The central bank has cut interest rates by 75 basis points since February and investors are now expecting at least one more rate reduction in August.
“Their (government) emphasis remains on dealing with slowing growth but they have approached the problem differently,” said Radhika Rao, an economist with DBS Bank in Singapore.
“Monetary policy will do much more burden-sharing at this point. Global environment and domestic inflation gives the RBI the leeway to do much more. If yields correct, policy rates correct and borrowing costs go down that is also a boost to growth.”
The government has projected growth of 7 percent in 2019/20, lower than its declared ambition to get growth above 8 percent. But some say this is still too optimistic.
A shortfall in the current monsoon rains is one new area of concern for the government, as the farm sector that employs nearly half of India’s working population is completely dependent on it. Any shortfall or untimely rains could lead to massive losses in crops, reduce farm incomes and hurt consumption.
Another concern is continued trade tensions with the United States – as well as a weakening global economy – that together are likely to keep exports in check.

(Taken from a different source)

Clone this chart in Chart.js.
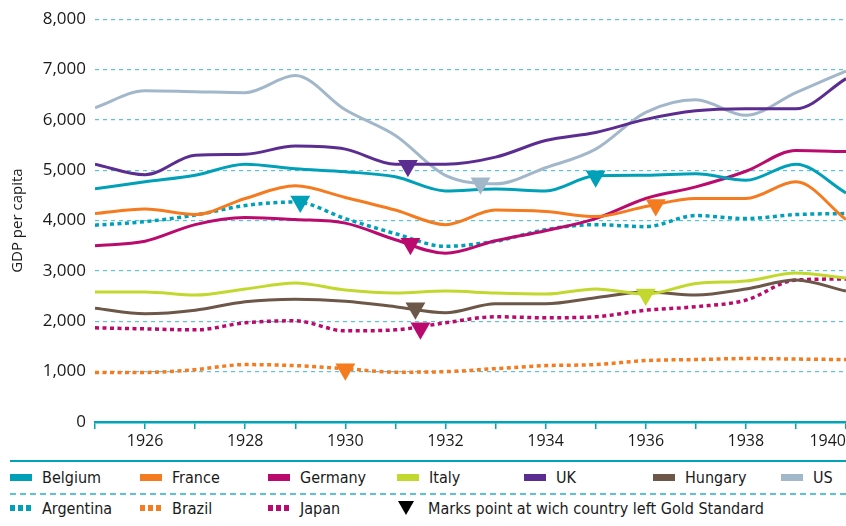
<!DOCTYPE html>
<html>
<head>
<meta charset="utf-8">
<script src="https://cdn.jsdelivr.net/npm/chart.js@4.4.1/dist/chart.umd.min.js"></script>
<style>
    html, body { margin: 0; padding: 0; background: #fff; }
    #wrap { position: relative; width: 846px; height: 526px; overflow: hidden; }
    #chart { position: absolute; left: 0; top: 0; }
    .rule { position: absolute; left: 10px; width: 836px; }
    .item { position: absolute; height: 24px; display: flex; align-items: center;
            font-family: "Liberation Sans Narrow", "DejaVu Sans Condensed", sans-serif;
            font-size: 16px; color: #1a1a1a; white-space: nowrap; }
    .sw { width: 22px; height: 7px; margin-right: 10px; }
    .tri { width: 0; height: 0; border-left: 8.5px solid transparent; border-right: 8.5px solid transparent;
           border-top: 14px solid #000; margin-right: 14px; }
</style>
</head>
<body>
<div id="wrap">
    <canvas id="chart" width="846" height="460"></canvas>
    <div class="rule" style="top:460px;height:2px;background:#00a3b8;"></div>
    <div class="rule" style="top:493px;height:1.5px;background:repeating-linear-gradient(to right,#5cc3d6 0 6px,transparent 6px 10px);"></div>
    <div id="legend"></div>
</div>
<script>
const years = [1925, 1926, 1927, 1928, 1929, 1930, 1931, 1932, 1933, 1934, 1935, 1936, 1937, 1938, 1939, 1940];

const belgium   = [4630, 4770, 4900, 5120, 5030, 4970, 4870, 4590, 4630, 4590, 4890, 4900, 4930, 4800, 5120, 4550];
const france    = [4140, 4230, 4120, 4440, 4690, 4460, 4210, 3920, 4210, 4180, 4080, 4280, 4440, 4440, 4770, 4020];
const germany   = [3500, 3590, 3920, 4060, 4020, 3950, 3620, 3350, 3600, 3800, 4040, 4440, 4670, 4980, 5390, 5370];
const italy     = [2580, 2580, 2520, 2640, 2760, 2620, 2560, 2600, 2560, 2540, 2640, 2540, 2750, 2800, 2960, 2860];
const uk        = [5120, 4910, 5300, 5320, 5480, 5420, 5120, 5120, 5260, 5590, 5750, 6010, 6180, 6220, 6220, 6820];
const hungary   = [2260, 2150, 2220, 2390, 2440, 2400, 2290, 2170, 2350, 2350, 2470, 2580, 2520, 2640, 2820, 2600];
const us        = [6240, 6580, 6560, 6540, 6880, 6200, 5690, 4900, 4730, 5050, 5420, 6150, 6400, 6090, 6540, 6970];
const argentina = [3910, 3980, 4110, 4300, 4370, 4040, 3740, 3490, 3590, 3820, 3920, 3880, 4100, 4040, 4120, 4140];
const brazil    = [985, 985, 1040, 1140, 1120, 1060, 990, 1000, 1060, 1120, 1140, 1220, 1240, 1260, 1250, 1240];
const japan     = [1870, 1850, 1830, 1970, 2010, 1810, 1830, 1970, 2090, 2070, 2090, 2220, 2290, 2420, 2820, 2840];

// point where each country left the gold standard
const goldCountries = ["Argentina", "Brazil", "UK", "Germany", "Hungary", "Japan", "US", "Belgium", "Italy", "France"];
const goldYears     = [1929.1, 1930.0, 1931.25, 1931.3, 1931.4, 1931.5, 1932.7, 1935.0, 1936.0, 1936.2];
const goldValues    = [4380, 1050, 5090, 3540, 2260, 1860, 4740, 4880, 2530, 4310];

const yTicks = [0, 1000, 2000, 3000, 4000, 5000, 6000, 7000, 8000];

const colors = {
    Belgium: "#00a0b9", France: "#f47b20", Germany: "#bb0a6e", Italy: "#c2d82e",
    UK: "#5c2d91", Hungary: "#6c5749", US: "#a2b8ca",
    Argentina: "#00a0b9", Brazil: "#f47b20", Japan: "#bb0a6e"
};

const series = [
    ["Belgium", belgium, false], ["France", france, false], ["Germany", germany, false],
    ["Italy", italy, false], ["UK", uk, false], ["Hungary", hungary, false], ["US", us, false],
    ["Argentina", argentina, true], ["Brazil", brazil, true], ["Japan", japan, true]
];

const lineSets = series.map(([name, values, dotted]) => ({
    type: "line",
    label: name,
    data: years.map((y, i) => ({ x: y, y: values[i] })),
    borderColor: colors[name],
    borderWidth: dotted ? 3.5 : 3,
    borderDash: dotted ? [4, 3.5] : [],
    pointRadius: 0,
    cubicInterpolationMode: "monotone",
    order: 1
}));

const markerSet = {
    type: "scatter",
    label: "gold",
    data: goldYears.map((x, i) => ({ x: x, y: goldValues[i] })),
    pointStyle: "triangle",
    rotation: 180,
    pointRadius: 11.5,
    pointBorderWidth: 0,
    pointBackgroundColor: goldCountries.map((c) => colors[c]),
    order: 0
};

Chart.defaults.font.family = "'Open Sans', sans-serif";
Chart.defaults.color = "#1a1a1a";

new Chart(document.getElementById("chart").getContext("2d"), {
    data: { datasets: [...lineSets, markerSet] },
    options: {
        responsive: false,
        animation: false,
        layout: { autoPadding: false, padding: { top: 16, right: 0, left: 0, bottom: 0 } },
        plugins: { legend: { display: false }, tooltip: { enabled: false } },
        scales: {
            x: {
                type: "linear",
                min: 1925,
                max: 1940,
                afterBuildTicks: (scale) => { scale.ticks = years.map((v) => ({ value: v })); },
                afterFit: (scale) => { scale.height = 38; scale.paddingRight = 0; scale.paddingLeft = 0; },
                grid: { drawOnChartArea: false, drawTicks: true, tickLength: 7, color: "#00a3b8", lineWidth: 1.5 },
                border: { display: true, color: "#00a3b8", width: 2.5 },
                ticks: {
                    autoSkip: false,
                    maxRotation: 0,
                    align: "inner",
                    padding: 3,
                    font: { size: 16 },
                    callback: (v) => (v % 2 === 0 ? String(v) : "")
                }
            },
            y: {
                min: 0,
                max: 8000,
                afterBuildTicks: (scale) => { scale.ticks = yTicks.map((v) => ({ value: v })); },
                afterFit: (scale) => { scale.width = 95; },
                grid: { drawTicks: false, color: "#5cc3d6", lineWidth: 1.2 },
                border: { display: false, dash: [4, 4] },
                ticks: {
                    padding: 9,
                    font: { size: 17 },
                    callback: (v) => v.toLocaleString("en-US")
                },
                title: {
                    display: true,
                    text: "GDP per capita",
                    font: { size: 15 },
                    padding: { top: 9, bottom: 0 }
                }
            }
        }
    }
});

// legend
const legendRows = [
    [["Belgium", false], ["France", false], ["Germany", false], ["Italy", false], ["UK", false], ["Hungary", false], ["US", false]],
    [["Argentina", true], ["Brazil", true], ["Japan", true]]
];
const colX = [10, 140, 268, 397, 524, 653, 781];
const rowY = [465, 496];
const legend = document.getElementById("legend");
legendRows.forEach((row, r) => {
    row.forEach(([name, dotted], c) => {
        const el = document.createElement("div");
        el.className = "item";
        el.style.left = colX[c] + "px";
        el.style.top = rowY[r] + "px";
        const sw = document.createElement("div");
        sw.className = "sw";
        if (dotted) {
            sw.style.height = "6px";
            sw.style.background = `repeating-linear-gradient(to right, ${colors[name]} 0 5px, transparent 5px 8px)`;
        } else {
            sw.style.background = colors[name];
        }
        el.appendChild(sw);
        el.appendChild(document.createTextNode(name));
        legend.appendChild(el);
    });
});
const note = document.createElement("div");
note.className = "item";
note.style.left = colX[3] + 1 + "px";
note.style.top = rowY[1] + "px";
note.innerHTML = '<div class="tri"></div>Marks point at wich country left Gold Standard';
legend.appendChild(note);
</script>
</body>
</html>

But Sitharaman and the RBI did on Friday announce a series of measures to try to deal with one major obstacle to a more robust economy – the debt-burdened state-owned banks and a liquidity-deprived shadow banking sector.
That included an injection of 700 billion rupees into the banks.
The difficulty small businesses and consumers have had in getting financing for purchases has been hurting a number of industries, including automakers.
The increased spending that Sitharaman did lay out in her statement – particularly on infrastructure – is largely being funded through higher taxes on the rich and increased duties on imported products.
If economic growth doesn’t pick up, though, it will be difficult for the government to meet its fiscal deficit target as muted activity will nibble away at tax collections.